Nous ressortons du cimetière à l’autre extrémité, où se dresse le musée d’art moderne. Nous y jetterions bien un oeil, mais il est inopinément fermé. L’app de transports en commun nous informe que pour prendre un bus jusqu’à notre destination suivante, nous devons repartir en sens inverse et marcher un long moment. Si long, en fait, que nous aurons déjà parcouru la moitié de la distance le temps d’atteindre l’arrêt. Et le quartier n’est pas particulièrement pittoresque. Tant pis, je flotte encore sur mon petit nuage.
Nous atteignons le jardin botanique vers midi. Le petit déjeuner étant déjà loin, nous fonçons directement vers le plus proche des deux restaurants du lieu, le Gateway. Il s’agit plutôt d’une cafétéria, mais avec une nourriture incroyablement variée et appétissante. Nous nous régalons avec notre suprême de poulet – même si j’ai beaucoup de mal à supporter le gamin qui hurle à la table de derrière pendant que sa mère surfe sur son téléphone sans broncher, ainsi que les deux autres mères de famille qui se parlent à un volume d’environ 300 décibels depuis les deux extrémités d’une table de 12 personnes.
Après ça, un petit tour à la boutique géniale qui recèle mille tentations. Je résiste vaillamment à un très beau pull Eribé, me contentant de craquer pour un puzzle champignons aux tons de l’arc-en-ciel. Nous sortons ensuite pour explorer le jardin, déjà visité mais dont je n’ai pas gardé de souvenir marquant. J’espérais y faire quelques photos supplémentaires dans un joli cadre verdoyant, mais la météo en décide autrement puisqu’il se met à pleuvoir assez fort. Je n’ai pas le courage de poser dans ces conditions. Nous filons donc vers l’un des points de chute que j’ai repérés à proximité de l’entrée Est du jardin.
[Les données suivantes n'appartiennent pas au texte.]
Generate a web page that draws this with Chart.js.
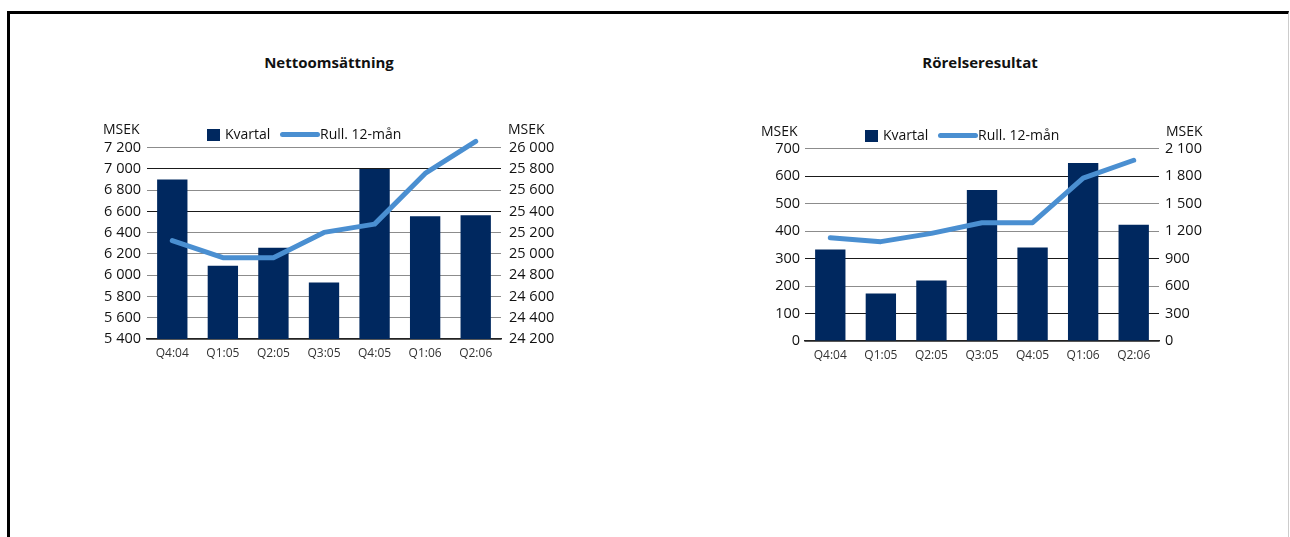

Nous squattons au Krem Karamel une grande partie de l’après-midi. Déco über mignonne, employé.es adorables, gâteaux fabuleux: nous archi-validons. Et je sais que je me répète, mais glander dans un salon de thé avec mon iPad un bouquin reste un de mes plus grands plaisirs en voyage. Un excellent moyen de recharger les batteries dans des journées bien remplies, aussi.
A 16h45, comme indiqué sur les tickets que j’ai achetés en ligne hier, nous nous présentons à l’entrée Est du jardin botanique qui a fermé ses portes pour les visites classiques voici trois quarts d’heure. Aujourd’hui est l’avant-dernier jour du festival de lumières Christmas at the Botanics, dont les photos vues sur internet me faisaient terriblement envie. Et contrairement à d’autres événements du même type que je ne citerais pas (mais ça commence par Ar et ça finit par Ipotèr), la réalité dépasse mes attentes. Le jardin si tristounet cet après-midi sous la pluie se trouve transformé en un lieu magique et scintillant. Des musiques variées, allant du classique grandiloquent au chant de Noël sautillant, créent une atmosphère différente dans chaque zone du parc. La promenade dure environ une heure, et le moins qu’on puisse dire, c’est que je ne regrette pas mes sous.
En sortant, il nous reste tout juste assez d’énergie pour prendre le bus jusqu’à Princes Street, effectuer une descente-éclair au Food Hall de Marks & Spencer où nous dévalisons le rayon gastropub, et prendre un second bus jusqu’à notre appartement. Ce fut une journée très agréable, remplie de belles découvertes, et nous avons beaucoup marché malgré notre longue pause de l’après-midi. D’ailleurs, mon Apple Watch me félicite.